### Description of the task
Skip all pictures. Write out the data below from its first line through the line that contains "var GREY = '#595959';".

### Data segment
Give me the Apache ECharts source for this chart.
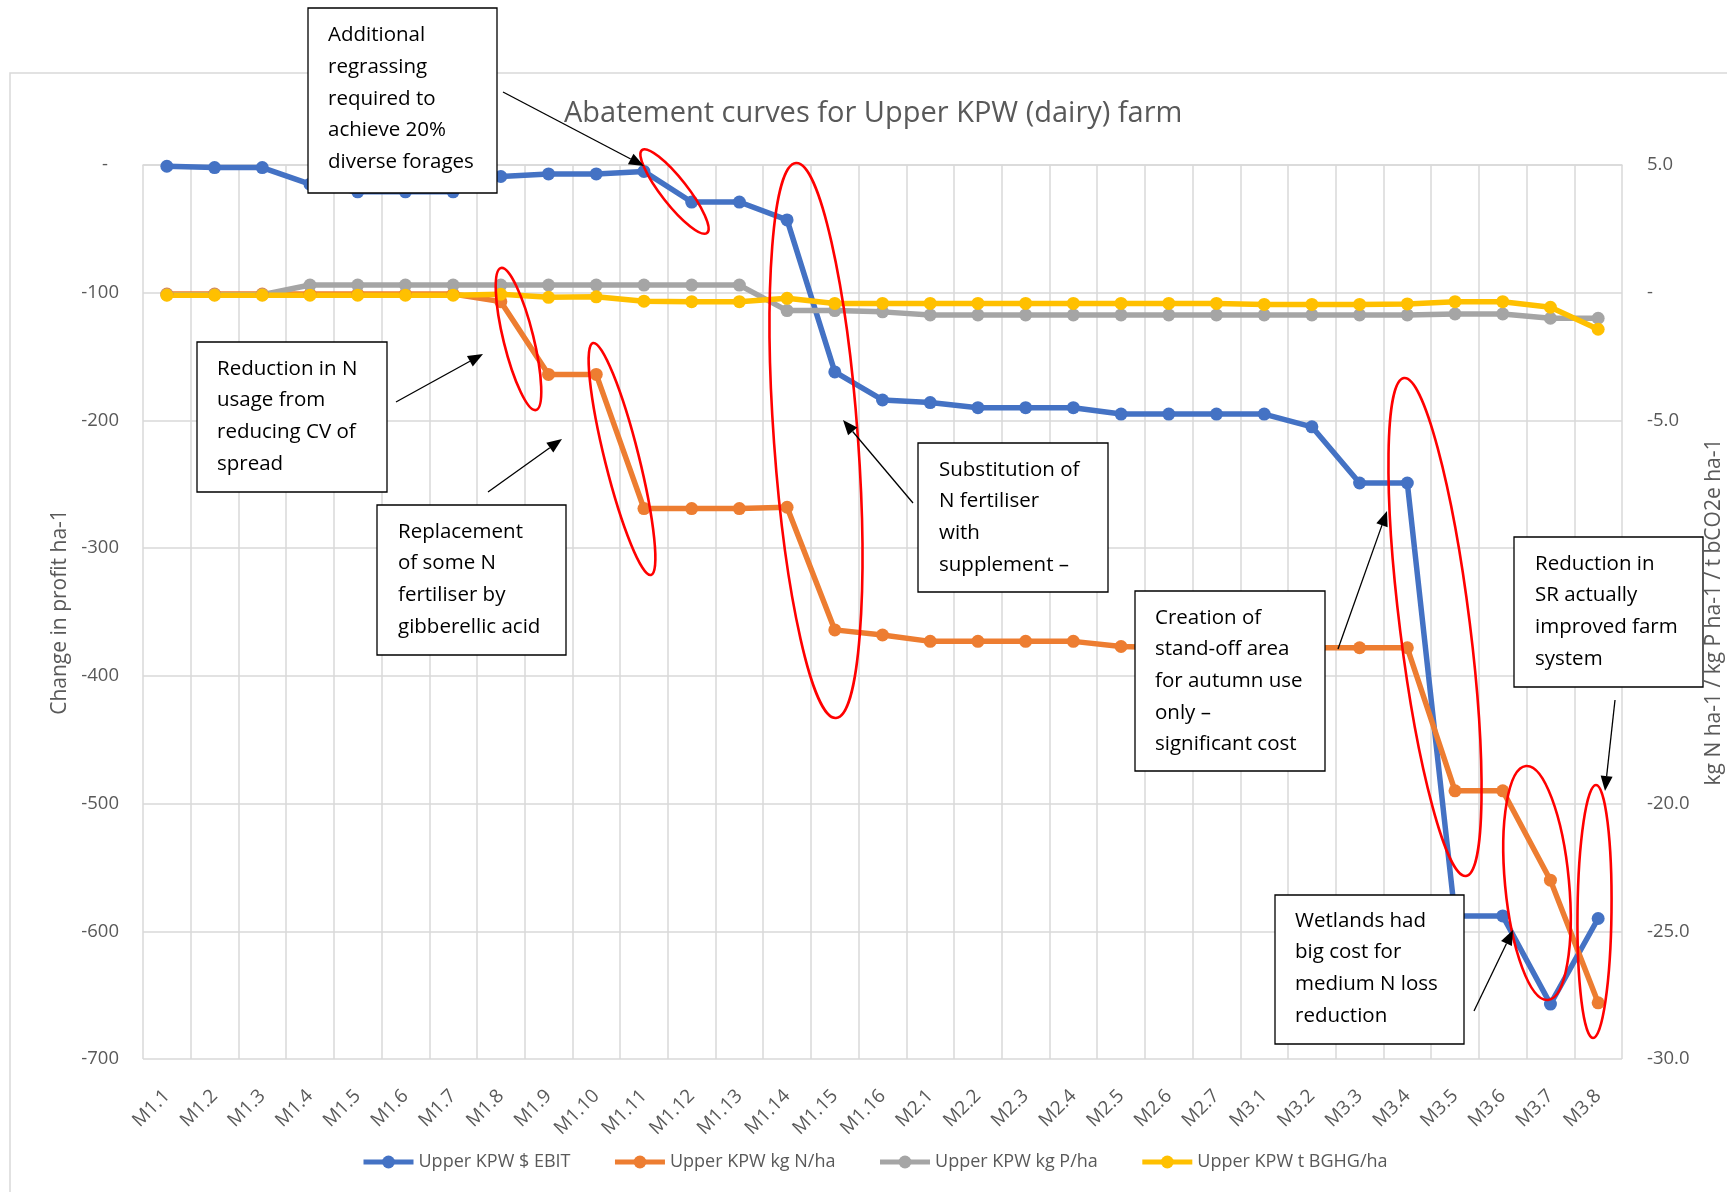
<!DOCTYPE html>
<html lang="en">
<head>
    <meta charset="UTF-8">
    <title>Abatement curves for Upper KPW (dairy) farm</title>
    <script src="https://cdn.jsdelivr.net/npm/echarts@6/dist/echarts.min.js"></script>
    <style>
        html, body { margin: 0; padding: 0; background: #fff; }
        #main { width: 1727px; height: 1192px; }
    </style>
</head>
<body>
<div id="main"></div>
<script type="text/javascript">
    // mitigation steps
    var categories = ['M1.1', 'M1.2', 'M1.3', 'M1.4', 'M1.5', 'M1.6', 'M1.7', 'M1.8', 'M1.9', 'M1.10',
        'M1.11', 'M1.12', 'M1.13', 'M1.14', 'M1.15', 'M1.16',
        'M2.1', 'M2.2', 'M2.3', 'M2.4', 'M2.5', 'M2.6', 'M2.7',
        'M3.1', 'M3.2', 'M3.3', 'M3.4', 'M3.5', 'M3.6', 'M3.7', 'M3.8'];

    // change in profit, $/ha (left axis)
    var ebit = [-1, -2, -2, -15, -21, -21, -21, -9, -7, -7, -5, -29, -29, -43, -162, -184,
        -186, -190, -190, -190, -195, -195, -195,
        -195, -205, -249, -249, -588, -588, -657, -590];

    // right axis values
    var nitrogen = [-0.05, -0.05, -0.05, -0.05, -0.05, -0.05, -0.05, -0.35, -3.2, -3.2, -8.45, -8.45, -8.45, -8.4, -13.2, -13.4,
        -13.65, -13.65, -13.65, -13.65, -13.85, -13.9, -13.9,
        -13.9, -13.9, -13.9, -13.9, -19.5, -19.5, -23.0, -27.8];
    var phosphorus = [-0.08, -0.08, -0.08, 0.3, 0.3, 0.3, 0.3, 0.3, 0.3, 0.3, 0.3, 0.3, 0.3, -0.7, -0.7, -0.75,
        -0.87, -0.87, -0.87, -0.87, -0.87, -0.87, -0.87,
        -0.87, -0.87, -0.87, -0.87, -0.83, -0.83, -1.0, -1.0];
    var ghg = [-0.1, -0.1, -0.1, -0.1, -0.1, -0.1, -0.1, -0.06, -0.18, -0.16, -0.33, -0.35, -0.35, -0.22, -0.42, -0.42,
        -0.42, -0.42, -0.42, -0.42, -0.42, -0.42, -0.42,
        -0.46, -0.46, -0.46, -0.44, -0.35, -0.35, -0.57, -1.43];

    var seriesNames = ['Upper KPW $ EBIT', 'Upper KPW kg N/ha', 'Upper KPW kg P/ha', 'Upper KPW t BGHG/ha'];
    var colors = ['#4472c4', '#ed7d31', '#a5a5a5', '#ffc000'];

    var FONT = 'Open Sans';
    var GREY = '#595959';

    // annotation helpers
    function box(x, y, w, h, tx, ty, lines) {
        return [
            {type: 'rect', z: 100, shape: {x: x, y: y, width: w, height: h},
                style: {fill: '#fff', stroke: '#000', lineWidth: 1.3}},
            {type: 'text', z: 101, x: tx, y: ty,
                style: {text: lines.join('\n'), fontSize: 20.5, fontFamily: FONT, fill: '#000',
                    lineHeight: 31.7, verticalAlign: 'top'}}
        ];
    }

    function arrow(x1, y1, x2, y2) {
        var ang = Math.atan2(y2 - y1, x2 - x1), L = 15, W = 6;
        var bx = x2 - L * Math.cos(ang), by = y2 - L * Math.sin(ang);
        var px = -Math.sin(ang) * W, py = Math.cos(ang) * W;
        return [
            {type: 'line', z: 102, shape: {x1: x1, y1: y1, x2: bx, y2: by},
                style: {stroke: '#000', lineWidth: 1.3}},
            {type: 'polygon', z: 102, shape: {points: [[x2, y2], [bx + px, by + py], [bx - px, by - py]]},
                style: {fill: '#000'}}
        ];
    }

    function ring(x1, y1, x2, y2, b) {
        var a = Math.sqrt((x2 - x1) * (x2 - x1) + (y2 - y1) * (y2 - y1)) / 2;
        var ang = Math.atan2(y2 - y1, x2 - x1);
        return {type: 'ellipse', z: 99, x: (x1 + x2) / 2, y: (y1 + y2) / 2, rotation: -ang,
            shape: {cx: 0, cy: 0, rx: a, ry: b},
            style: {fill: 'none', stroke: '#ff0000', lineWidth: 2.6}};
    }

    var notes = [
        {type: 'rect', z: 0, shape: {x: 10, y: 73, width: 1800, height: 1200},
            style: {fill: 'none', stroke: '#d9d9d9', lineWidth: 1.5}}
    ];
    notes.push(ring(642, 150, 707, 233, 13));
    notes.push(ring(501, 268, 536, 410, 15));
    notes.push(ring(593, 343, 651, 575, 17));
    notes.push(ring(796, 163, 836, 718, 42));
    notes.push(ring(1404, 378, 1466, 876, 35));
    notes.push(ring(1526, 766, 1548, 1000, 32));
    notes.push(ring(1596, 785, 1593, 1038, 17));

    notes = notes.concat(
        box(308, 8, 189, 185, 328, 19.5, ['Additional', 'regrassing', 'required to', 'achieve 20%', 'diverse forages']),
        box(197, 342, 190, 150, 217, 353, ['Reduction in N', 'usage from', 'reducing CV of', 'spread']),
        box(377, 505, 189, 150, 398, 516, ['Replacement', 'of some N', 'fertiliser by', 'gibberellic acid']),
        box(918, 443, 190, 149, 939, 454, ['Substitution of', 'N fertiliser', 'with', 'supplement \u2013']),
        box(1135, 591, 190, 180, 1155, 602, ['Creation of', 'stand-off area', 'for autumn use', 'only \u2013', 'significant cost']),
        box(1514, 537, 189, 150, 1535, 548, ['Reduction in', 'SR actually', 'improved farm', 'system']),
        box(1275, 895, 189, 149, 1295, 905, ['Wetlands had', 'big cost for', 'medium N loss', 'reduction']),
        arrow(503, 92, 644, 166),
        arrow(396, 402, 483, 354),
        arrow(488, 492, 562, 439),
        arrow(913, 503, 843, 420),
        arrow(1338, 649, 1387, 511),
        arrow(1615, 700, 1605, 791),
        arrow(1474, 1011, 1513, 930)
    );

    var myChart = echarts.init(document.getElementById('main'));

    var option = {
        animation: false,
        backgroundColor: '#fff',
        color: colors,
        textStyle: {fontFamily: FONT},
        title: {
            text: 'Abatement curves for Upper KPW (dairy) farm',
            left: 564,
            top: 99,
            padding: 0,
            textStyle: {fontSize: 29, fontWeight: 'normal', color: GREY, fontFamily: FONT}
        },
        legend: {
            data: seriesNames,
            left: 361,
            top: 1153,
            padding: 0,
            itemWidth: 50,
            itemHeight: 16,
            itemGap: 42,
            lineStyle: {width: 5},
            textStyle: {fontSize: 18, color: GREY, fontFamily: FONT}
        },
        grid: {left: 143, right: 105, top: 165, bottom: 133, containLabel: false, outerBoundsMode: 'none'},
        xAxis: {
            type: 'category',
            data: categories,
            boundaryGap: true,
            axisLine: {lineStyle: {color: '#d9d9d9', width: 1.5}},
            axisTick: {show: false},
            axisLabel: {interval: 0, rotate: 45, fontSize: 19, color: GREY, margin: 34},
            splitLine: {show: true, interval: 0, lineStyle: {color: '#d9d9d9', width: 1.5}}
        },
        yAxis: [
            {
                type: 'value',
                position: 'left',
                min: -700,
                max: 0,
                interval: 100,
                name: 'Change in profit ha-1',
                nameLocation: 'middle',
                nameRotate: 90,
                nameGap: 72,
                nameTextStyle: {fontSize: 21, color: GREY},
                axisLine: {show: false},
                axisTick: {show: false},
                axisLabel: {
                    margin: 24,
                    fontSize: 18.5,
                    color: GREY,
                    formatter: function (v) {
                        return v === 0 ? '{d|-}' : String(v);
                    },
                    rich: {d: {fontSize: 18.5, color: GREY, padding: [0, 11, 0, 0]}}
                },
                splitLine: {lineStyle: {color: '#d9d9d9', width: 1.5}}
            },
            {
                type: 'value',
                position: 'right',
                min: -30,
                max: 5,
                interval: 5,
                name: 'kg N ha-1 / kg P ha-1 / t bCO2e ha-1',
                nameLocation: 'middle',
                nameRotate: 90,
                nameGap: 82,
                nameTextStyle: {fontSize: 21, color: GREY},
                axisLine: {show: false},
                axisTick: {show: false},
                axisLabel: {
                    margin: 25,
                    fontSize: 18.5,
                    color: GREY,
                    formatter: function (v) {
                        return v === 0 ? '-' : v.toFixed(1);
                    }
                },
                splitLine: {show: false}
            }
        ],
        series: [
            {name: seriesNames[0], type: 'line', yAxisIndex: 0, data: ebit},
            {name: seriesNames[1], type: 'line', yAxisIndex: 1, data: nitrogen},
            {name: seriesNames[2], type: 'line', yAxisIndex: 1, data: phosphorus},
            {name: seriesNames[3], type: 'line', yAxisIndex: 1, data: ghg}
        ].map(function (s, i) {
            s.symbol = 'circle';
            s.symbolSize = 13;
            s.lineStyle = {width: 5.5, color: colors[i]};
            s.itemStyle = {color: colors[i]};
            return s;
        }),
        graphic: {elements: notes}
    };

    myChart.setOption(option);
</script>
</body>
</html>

### Result for this task
Give me the Apache ECharts source for this chart.
<!DOCTYPE html>
<html lang="en">
<head>
    <meta charset="UTF-8">
    <title>Abatement curves for Upper KPW (dairy) farm</title>
    <script src="https://cdn.jsdelivr.net/npm/echarts@6/dist/echarts.min.js"></script>
    <style>
        html, body { margin: 0; padding: 0; background: #fff; }
        #main { width: 1727px; height: 1192px; }
    </style>
</head>
<body>
<div id="main"></div>
<script type="text/javascript">
    // mitigation steps
    var categories = ['M1.1', 'M1.2', 'M1.3', 'M1.4', 'M1.5', 'M1.6', 'M1.7', 'M1.8', 'M1.9', 'M1.10',
        'M1.11', 'M1.12', 'M1.13', 'M1.14', 'M1.15', 'M1.16',
        'M2.1', 'M2.2', 'M2.3', 'M2.4', 'M2.5', 'M2.6', 'M2.7',
        'M3.1', 'M3.2', 'M3.3', 'M3.4', 'M3.5', 'M3.6', 'M3.7', 'M3.8'];

    // change in profit, $/ha (left axis)
    var ebit = [-1, -2, -2, -15, -21, -21, -21, -9, -7, -7, -5, -29, -29, -43, -162, -184,
        -186, -190, -190, -190, -195, -195, -195,
        -195, -205, -249, -249, -588, -588, -657, -590];

    // right axis values
    var nitrogen = [-0.05, -0.05, -0.05, -0.05, -0.05, -0.05, -0.05, -0.35, -3.2, -3.2, -8.45, -8.45, -8.45, -8.4, -13.2, -13.4,
        -13.65, -13.65, -13.65, -13.65, -13.85, -13.9, -13.9,
        -13.9, -13.9, -13.9, -13.9, -19.5, -19.5, -23.0, -27.8];
    var phosphorus = [-0.08, -0.08, -0.08, 0.3, 0.3, 0.3, 0.3, 0.3, 0.3, 0.3, 0.3, 0.3, 0.3, -0.7, -0.7, -0.75,
        -0.87, -0.87, -0.87, -0.87, -0.87, -0.87, -0.87,
        -0.87, -0.87, -0.87, -0.87, -0.83, -0.83, -1.0, -1.0];
    var ghg = [-0.1, -0.1, -0.1, -0.1, -0.1, -0.1, -0.1, -0.06, -0.18, -0.16, -0.33, -0.35, -0.35, -0.22, -0.42, -0.42,
        -0.42, -0.42, -0.42, -0.42, -0.42, -0.42, -0.42,
        -0.46, -0.46, -0.46, -0.44, -0.35, -0.35, -0.57, -1.43];

    var seriesNames = ['Upper KPW $ EBIT', 'Upper KPW kg N/ha', 'Upper KPW kg P/ha', 'Upper KPW t BGHG/ha'];
    var colors = ['#4472c4', '#ed7d31', '#a5a5a5', '#ffc000'];

    var FONT = 'Open Sans';
    var GREY = '#595959';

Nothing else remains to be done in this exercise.